Retype each line of the material exactly, please, skipping any picture in it.

------------------------------------

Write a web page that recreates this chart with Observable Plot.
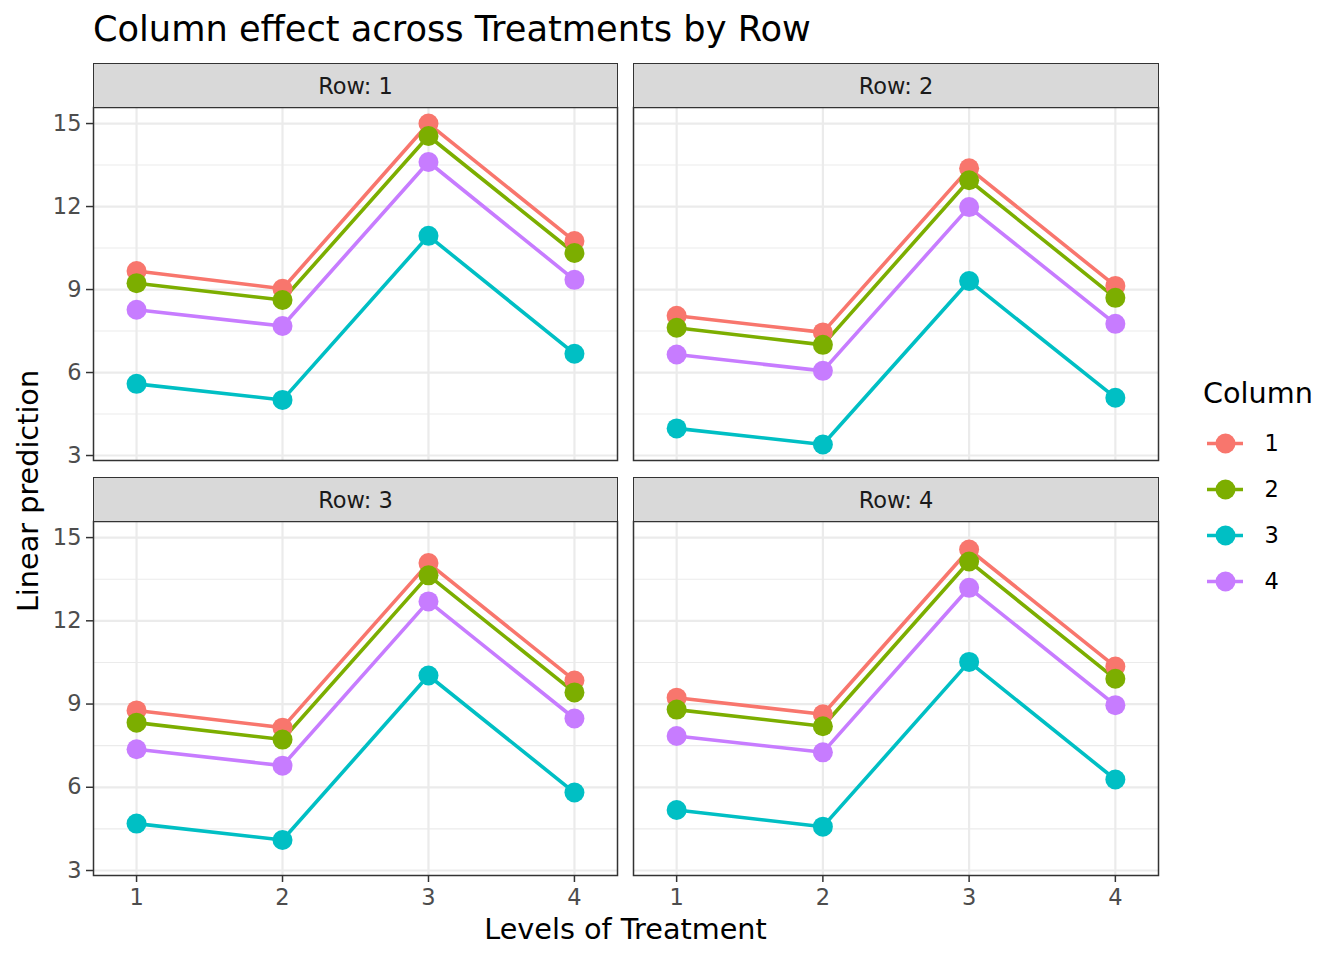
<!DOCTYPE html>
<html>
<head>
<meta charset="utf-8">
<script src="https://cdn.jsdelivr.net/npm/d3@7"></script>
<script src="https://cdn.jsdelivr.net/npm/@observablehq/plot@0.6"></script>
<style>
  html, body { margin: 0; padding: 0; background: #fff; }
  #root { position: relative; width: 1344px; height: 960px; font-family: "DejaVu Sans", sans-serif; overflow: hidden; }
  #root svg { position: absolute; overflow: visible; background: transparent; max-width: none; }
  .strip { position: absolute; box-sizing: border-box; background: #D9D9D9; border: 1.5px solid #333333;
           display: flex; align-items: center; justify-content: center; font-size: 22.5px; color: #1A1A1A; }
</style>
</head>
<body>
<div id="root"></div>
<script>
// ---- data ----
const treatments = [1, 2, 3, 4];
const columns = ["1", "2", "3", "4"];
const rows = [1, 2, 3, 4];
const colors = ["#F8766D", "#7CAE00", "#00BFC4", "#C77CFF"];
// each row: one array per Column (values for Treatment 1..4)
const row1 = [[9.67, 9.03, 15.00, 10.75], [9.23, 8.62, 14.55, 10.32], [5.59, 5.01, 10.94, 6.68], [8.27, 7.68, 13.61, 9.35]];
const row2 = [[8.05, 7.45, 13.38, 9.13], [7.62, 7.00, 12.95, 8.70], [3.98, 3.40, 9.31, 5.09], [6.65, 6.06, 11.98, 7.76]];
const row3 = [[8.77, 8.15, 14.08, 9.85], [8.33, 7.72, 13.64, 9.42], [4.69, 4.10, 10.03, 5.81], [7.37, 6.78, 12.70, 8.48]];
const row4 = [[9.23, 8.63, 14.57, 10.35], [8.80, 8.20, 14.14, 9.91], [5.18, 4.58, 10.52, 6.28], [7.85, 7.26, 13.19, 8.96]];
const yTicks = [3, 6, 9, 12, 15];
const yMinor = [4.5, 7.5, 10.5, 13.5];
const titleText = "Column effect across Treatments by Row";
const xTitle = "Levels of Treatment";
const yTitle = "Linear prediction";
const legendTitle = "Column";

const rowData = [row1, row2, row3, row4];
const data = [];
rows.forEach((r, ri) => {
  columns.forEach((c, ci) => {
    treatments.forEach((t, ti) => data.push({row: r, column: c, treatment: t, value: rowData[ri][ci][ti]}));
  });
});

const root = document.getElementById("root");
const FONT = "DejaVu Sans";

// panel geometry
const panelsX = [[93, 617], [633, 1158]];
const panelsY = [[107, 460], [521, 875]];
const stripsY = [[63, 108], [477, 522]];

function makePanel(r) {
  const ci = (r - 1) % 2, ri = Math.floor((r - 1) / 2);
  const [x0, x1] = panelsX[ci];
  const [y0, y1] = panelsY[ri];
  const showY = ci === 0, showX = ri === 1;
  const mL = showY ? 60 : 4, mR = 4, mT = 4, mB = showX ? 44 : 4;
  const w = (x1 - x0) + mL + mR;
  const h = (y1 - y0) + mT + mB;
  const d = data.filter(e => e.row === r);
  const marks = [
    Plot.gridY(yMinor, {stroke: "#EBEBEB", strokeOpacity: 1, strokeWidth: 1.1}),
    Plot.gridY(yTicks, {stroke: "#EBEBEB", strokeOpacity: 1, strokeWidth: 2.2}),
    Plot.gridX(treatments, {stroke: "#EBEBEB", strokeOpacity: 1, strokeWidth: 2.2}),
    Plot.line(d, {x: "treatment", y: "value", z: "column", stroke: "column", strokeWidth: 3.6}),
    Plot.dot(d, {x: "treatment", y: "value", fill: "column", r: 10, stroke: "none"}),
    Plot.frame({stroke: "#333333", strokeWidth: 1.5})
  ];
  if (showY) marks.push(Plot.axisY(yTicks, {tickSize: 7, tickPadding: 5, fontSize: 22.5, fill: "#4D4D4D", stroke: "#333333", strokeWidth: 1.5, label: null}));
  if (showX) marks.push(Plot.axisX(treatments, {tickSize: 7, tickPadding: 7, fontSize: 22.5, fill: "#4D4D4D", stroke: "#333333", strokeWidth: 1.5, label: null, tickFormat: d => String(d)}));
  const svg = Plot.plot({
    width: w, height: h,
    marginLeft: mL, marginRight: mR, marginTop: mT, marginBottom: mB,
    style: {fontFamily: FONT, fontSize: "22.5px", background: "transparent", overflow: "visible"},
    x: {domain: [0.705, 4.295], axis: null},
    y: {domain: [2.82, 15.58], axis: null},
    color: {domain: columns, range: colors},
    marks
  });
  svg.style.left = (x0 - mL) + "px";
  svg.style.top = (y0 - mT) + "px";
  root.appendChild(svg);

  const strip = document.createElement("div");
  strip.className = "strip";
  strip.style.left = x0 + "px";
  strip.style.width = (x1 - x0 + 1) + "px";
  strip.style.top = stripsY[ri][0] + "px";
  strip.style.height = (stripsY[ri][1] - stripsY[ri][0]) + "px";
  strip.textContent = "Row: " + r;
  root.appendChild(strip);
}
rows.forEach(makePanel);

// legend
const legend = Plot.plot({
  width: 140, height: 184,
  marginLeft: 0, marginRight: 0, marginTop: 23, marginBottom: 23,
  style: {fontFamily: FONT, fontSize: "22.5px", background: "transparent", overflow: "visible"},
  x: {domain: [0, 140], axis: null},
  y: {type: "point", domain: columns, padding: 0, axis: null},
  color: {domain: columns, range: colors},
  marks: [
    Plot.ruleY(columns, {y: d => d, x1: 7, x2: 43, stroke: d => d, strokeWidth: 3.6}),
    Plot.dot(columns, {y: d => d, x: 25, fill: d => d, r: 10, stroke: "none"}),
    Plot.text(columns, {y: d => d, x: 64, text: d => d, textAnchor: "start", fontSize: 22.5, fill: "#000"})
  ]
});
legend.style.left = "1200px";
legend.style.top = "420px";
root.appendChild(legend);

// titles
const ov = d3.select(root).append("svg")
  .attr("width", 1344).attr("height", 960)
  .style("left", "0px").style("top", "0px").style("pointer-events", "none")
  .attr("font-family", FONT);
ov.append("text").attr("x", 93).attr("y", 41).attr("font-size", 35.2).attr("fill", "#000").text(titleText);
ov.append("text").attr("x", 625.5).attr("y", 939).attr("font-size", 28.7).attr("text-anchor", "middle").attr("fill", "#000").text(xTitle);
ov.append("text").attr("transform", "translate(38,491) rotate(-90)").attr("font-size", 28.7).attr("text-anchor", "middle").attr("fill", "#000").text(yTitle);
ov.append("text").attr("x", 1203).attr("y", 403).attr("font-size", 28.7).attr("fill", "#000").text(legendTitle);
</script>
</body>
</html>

------------------------------------

§ Solution to this task
Write a web page that recreates this chart with Observable Plot.
<!DOCTYPE html>
<html>
<head>
<meta charset="utf-8">
<script src="https://cdn.jsdelivr.net/npm/d3@7"></script>
<script src="https://cdn.jsdelivr.net/npm/@observablehq/plot@0.6"></script>
<style>
  html, body { margin: 0; padding: 0; background: #fff; }
  #root { position: relative; width: 1344px; height: 960px; font-family: "DejaVu Sans", sans-serif; overflow: hidden; }
  #root svg { position: absolute; overflow: visible; background: transparent; max-width: none; }
  .strip { position: absolute; box-sizing: border-box; background: #D9D9D9; border: 1.5px solid #333333;
           display: flex; align-items: center; justify-content: center; font-size: 22.5px; color: #1A1A1A; }
</style>
</head>
<body>
<div id="root"></div>
<script>
// ---- data ----
const treatments = [1, 2, 3, 4];
const columns = ["1", "2", "3", "4"];
const rows = [1, 2, 3, 4];
const colors = ["#F8766D", "#7CAE00", "#00BFC4", "#C77CFF"];
// each row: one array per Column (values for Treatment 1..4)
const row1 = [[9.67, 9.03, 15.00, 10.75], [9.23, 8.62, 14.55, 10.32], [5.59, 5.01, 10.94, 6.68], [8.27, 7.68, 13.61, 9.35]];
const row2 = [[8.05, 7.45, 13.38, 9.13], [7.62, 7.00, 12.95, 8.70], [3.98, 3.40, 9.31, 5.09], [6.65, 6.06, 11.98, 7.76]];
const row3 = [[8.77, 8.15, 14.08, 9.85], [8.33, 7.72, 13.64, 9.42], [4.69, 4.10, 10.03, 5.81], [7.37, 6.78, 12.70, 8.48]];
const row4 = [[9.23, 8.63, 14.57, 10.35], [8.80, 8.20, 14.14, 9.91], [5.18, 4.58, 10.52, 6.28], [7.85, 7.26, 13.19, 8.96]];
const yTicks = [3, 6, 9, 12, 15];
const yMinor = [4.5, 7.5, 10.5, 13.5];
const titleText = "Column effect across Treatments by Row";
const xTitle = "Levels of Treatment";
const yTitle = "Linear prediction";
const legendTitle = "Column";

const rowData = [row1, row2, row3, row4];
const data = [];
rows.forEach((r, ri) => {
  columns.forEach((c, ci) => {
    treatments.forEach((t, ti) => data.push({row: r, column: c, treatment: t, value: rowData[ri][ci][ti]}));
  });
});

const root = document.getElementById("root");
const FONT = "DejaVu Sans";

// panel geometry
const panelsX = [[93, 617], [633, 1158]];
const panelsY = [[107, 460], [521, 875]];
const stripsY = [[63, 108], [477, 522]];

function makePanel(r) {
  const ci = (r - 1) % 2, ri = Math.floor((r - 1) / 2);
  const [x0, x1] = panelsX[ci];
  const [y0, y1] = panelsY[ri];
  const showY = ci === 0, showX = ri === 1;
  const mL = showY ? 60 : 4, mR = 4, mT = 4, mB = showX ? 44 : 4;
  const w = (x1 - x0) + mL + mR;
  const h = (y1 - y0) + mT + mB;
  const d = data.filter(e => e.row === r);
  const marks = [
    Plot.gridY(yMinor, {stroke: "#EBEBEB", strokeOpacity: 1, strokeWidth: 1.1}),
    Plot.gridY(yTicks, {stroke: "#EBEBEB", strokeOpacity: 1, strokeWidth: 2.2}),
    Plot.gridX(treatments, {stroke: "#EBEBEB", strokeOpacity: 1, strokeWidth: 2.2}),
    Plot.line(d, {x: "treatment", y: "value", z: "column", stroke: "column", strokeWidth: 3.6}),
    Plot.dot(d, {x: "treatment", y: "value", fill: "column", r: 10, stroke: "none"}),
    Plot.frame({stroke: "#333333", strokeWidth: 1.5})
  ];
  if (showY) marks.push(Plot.axisY(yTicks, {tickSize: 7, tickPadding: 5, fontSize: 22.5, fill: "#4D4D4D", stroke: "#333333", strokeWidth: 1.5, label: null}));
  if (showX) marks.push(Plot.axisX(treatments, {tickSize: 7, tickPadding: 7, fontSize: 22.5, fill: "#4D4D4D", stroke: "#333333", strokeWidth: 1.5, label: null, tickFormat: d => String(d)}));
  const svg = Plot.plot({
    width: w, height: h,
    marginLeft: mL, marginRight: mR, marginTop: mT, marginBottom: mB,
    style: {fontFamily: FONT, fontSize: "22.5px", background: "transparent", overflow: "visible"},
    x: {domain: [0.705, 4.295], axis: null},
    y: {domain: [2.82, 15.58], axis: null},
    color: {domain: columns, range: colors},
    marks
  });
  svg.style.left = (x0 - mL) + "px";
  svg.style.top = (y0 - mT) + "px";
  root.appendChild(svg);

  const strip = document.createElement("div");
  strip.className = "strip";
  strip.style.left = x0 + "px";
  strip.style.width = (x1 - x0 + 1) + "px";
  strip.style.top = stripsY[ri][0] + "px";
  strip.style.height = (stripsY[ri][1] - stripsY[ri][0]) + "px";
  strip.textContent = "Row: " + r;
  root.appendChild(strip);
}
rows.forEach(makePanel);

// legend
const legend = Plot.plot({
  width: 140, height: 184,
  marginLeft: 0, marginRight: 0, marginTop: 23, marginBottom: 23,
  style: {fontFamily: FONT, fontSize: "22.5px", background: "transparent", overflow: "visible"},
  x: {domain: [0, 140], axis: null},
  y: {type: "point", domain: columns, padding: 0, axis: null},
  color: {domain: columns, range: colors},
  marks: [
    Plot.ruleY(columns, {y: d => d, x1: 7, x2: 43, stroke: d => d, strokeWidth: 3.6}),
    Plot.dot(columns, {y: d => d, x: 25, fill: d => d, r: 10, stroke: "none"}),
    Plot.text(columns, {y: d => d, x: 64, text: d => d, textAnchor: "start", fontSize: 22.5, fill: "#000"})
  ]
});
legend.style.left = "1200px";
legend.style.top = "420px";
root.appendChild(legend);

// titles
const ov = d3.select(root).append("svg")
  .attr("width", 1344).attr("height", 960)
  .style("left", "0px").style("top", "0px").style("pointer-events", "none")
  .attr("font-family", FONT);
ov.append("text").attr("x", 93).attr("y", 41).attr("font-size", 35.2).attr("fill", "#000").text(titleText);
ov.append("text").attr("x", 625.5).attr("y", 939).attr("font-size", 28.7).attr("text-anchor", "middle").attr("fill", "#000").text(xTitle);
ov.append("text").attr("transform", "translate(38,491) rotate(-90)").attr("font-size", 28.7).attr("text-anchor", "middle").attr("fill", "#000").text(yTitle);
ov.append("text").attr("x", 1203).attr("y", 403).attr("font-size", 28.7).attr("fill", "#000").text(legendTitle);
</script>
</body>
</html>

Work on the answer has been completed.